ついに導入された
「2%」の「物価安定の目標」
先月21~22日に開かれた金融政策決定会合は、国内外の市場から注目された。同会合のポイントは、①「2%」の「物価安定の目標」(英語ではtarget)を導入、②「期限を定めない資産買入方式」(以下、オープン・エンド型買入)を2014年に導入、③政府・日銀の「共同声明」という形で物価安定の目標を「できるだけ早期に実現する」ための両者の役割を明示、の3点にある。
なかでも「2%の物価安定の目標」は、安倍首相が再三導入を求めていたものであり、今回の決定会合の最大の目玉となった。

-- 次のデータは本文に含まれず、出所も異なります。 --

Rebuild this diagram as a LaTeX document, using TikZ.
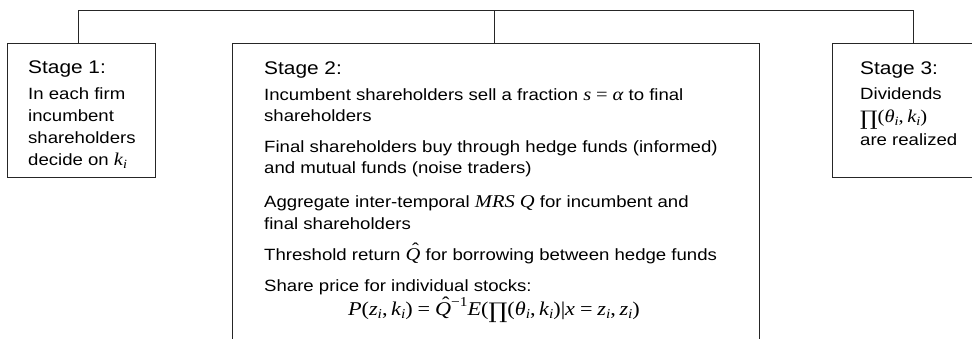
\documentclass[tikz,border=0pt]{standalone}
\usepackage{fontspec}
\setmainfont[FakeStretch=1.14]{Liberation Sans}
\newfontfamily\mf[FakeStretch=1.14]{Liberation Serif}
\newfontfamily\pf[FakeStretch=1.1]{DejaVu Serif}
\newcommand\msize{18}
\newcommand\mssize{12.6}
\newcommand\mpsize{20}
\newcommand\mvar[1]{{\fontsize{\msize}{20}\selectfont\mf\itshape #1}}
\newcommand\mup[1]{{\fontsize{\msize}{20}\selectfont\mf #1}}
\newcommand\msub[1]{\raisebox{-0.22em}{\fontsize{\mssize}{13}\selectfont\mf\itshape #1}}
\newcommand\msup[1]{\raisebox{0.5em}{\fontsize{\mssize}{13}\selectfont\mf #1}}
\newcommand\Qhat{\mbox{\mvar{Q}\llap{\raisebox{0.3em}{\mup{ˆ}}\kern0.1em}}}
\newcommand\bigprod{\raisebox{-0.2em}{{\fontsize{\mpsize}{22}\selectfont\pf ∏}}}
\newcommand\msp{\hspace{0.22em}}
\newcommand\mrel{\hspace{0.3em}}
\begin{document}
\begin{tikzpicture}[x=1pt,y=-1pt,
  box/.style={draw=black!85, line width=1pt, inner sep=0pt},
  conn/.style={draw=black!85, line width=1pt},
  txt/.style={anchor=base west, inner sep=0pt, font=\fontsize{16.3}{20}\selectfont},
  head/.style={anchor=base west, inner sep=0pt, font=\fontsize{18.3}{22}\selectfont},
  formula/.style={anchor=base, inner sep=0pt, font=\fontsize{16.3}{20}\selectfont\renewcommand\msize{19.5}\renewcommand\mssize{13.6}\renewcommand\mpsize{21.5}}]
\useasboundingbox (0,0) rectangle (972,338);
\begin{scope}
\clip (0,0) rectangle (972,338);
\node[box, minimum width=148pt, minimum height=134pt, anchor=north west] (s1) at (7,43) {};
\node[box, minimum width=527pt, minimum height=330pt, anchor=north west] (s2) at (232,43) {};
\node[box, minimum width=170pt, minimum height=134pt, anchor=north west] (s3) at (832,43) {};
\end{scope}
\coordinate (t1) at (78,10);
\coordinate (t2) at (494,10);
\coordinate (t3) at (913,10);
\draw[conn] (t1 |- s1.north) -- (t1) -- (t3) -- (t3 |- s3.north);
\draw[conn] (t2) -- (t2 |- s2.north);
% Stage 1
\node[head] (h1) at (28,73) {Stage 1:};
\node[txt] (a1) at (28,99) {In each firm};
\node[txt] (a2) at (28,121) {incumbent};
\node[txt] (a3) at (28,143) {shareholders};
\node[txt] (a4) at (28,165) {decide on \mvar{k}\msub{i}};
% Stage 2
\node[head] (h2) at (264,74) {Stage 2:};
\node[txt] (b1) at (264,100) {Incumbent shareholders sell a fraction \mvar{s}\mrel\mup{=}\mrel\mvar{α} to final};
\node[txt] (b2) at (264,121) {shareholders};
\node[txt] (b3) at (264,152) {Final shareholders buy through hedge funds (informed)};
\node[txt] (b4) at (264,173) {and mutual funds (noise traders)};
\node[txt] (b5) at (264,207) {Aggregate inter-temporal \mvar{MRS Q} for incumbent and};
\node[txt] (b6) at (264,229) {final shareholders};
\node[txt] (b7) at (264,260) {Threshold return \Qhat\ for borrowing between hedge funds};
\node[txt] (b8) at (264,291) {Share price for individual stocks:};
\node[formula] (b9) at (494,315) {\mvar{P}\mup{(}\mvar{z}\msub{i}\mup{,}\msp\mvar{k}\msub{i}\mup{)}\mrel\mup{=}\mrel\Qhat\msup{−1}\mvar{E}\mup{(}\bigprod\mup{(}\mvar{θ}\msub{i}\mup{,}\msp\mvar{k}\msub{i}\mup{)|}\mvar{x}\mrel\mup{=}\mrel\mvar{z}\msub{i}\mup{,}\msp\mvar{z}\msub{i}\mup{)}};
% Stage 3
\node[head] (h3) at (860,74) {Stage 3:};
\node[txt] (c1) at (860,99) {Dividends};
\node[txt] (c2) at (860,122) {\bigprod\mup{(}\mvar{θ}\msub{i}\mup{,}\msp\mvar{k}\msub{i}\mup{)}};
\node[txt] (c3) at (860,145) {are realized};
\end{tikzpicture}
\end{document}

ただし「2%」に目標を設定することに対して、2名の審議委員(木内氏、佐藤氏)が反対した。理由は「2%は持続可能な物価の安定と整合的な物価上昇率を大きく上回る」、「成長力強化の前の物価目標の明示は金融政策の信認を毀損させる」の2点。さほどに「2%」というのは野心的だ。
今後の焦点は同目標の実現性に移る。日本の金融政策については、「どれだけ緩和するか」と同時に、「どのように緩和が効く経済をつくるか」も問われる。
実際、日本では金融緩和が実体経済を刺激する上でいくつかの障壁がある。以下では、米国と比較しながら「潜在成長率(自然利子率)の低さ」と「労働市場の流動性欠如」の2点を見ておこう。この障壁を取り除く上で、政府が果たす役割は大きい。
第一の障壁:
低迷する日本の潜在成長率(自然利子率)
第一に、低迷する潜在成長率が挙げられる。潜在成長率は理論的な厳密性を無視すれば、当該国の「自然利子率」に相当する。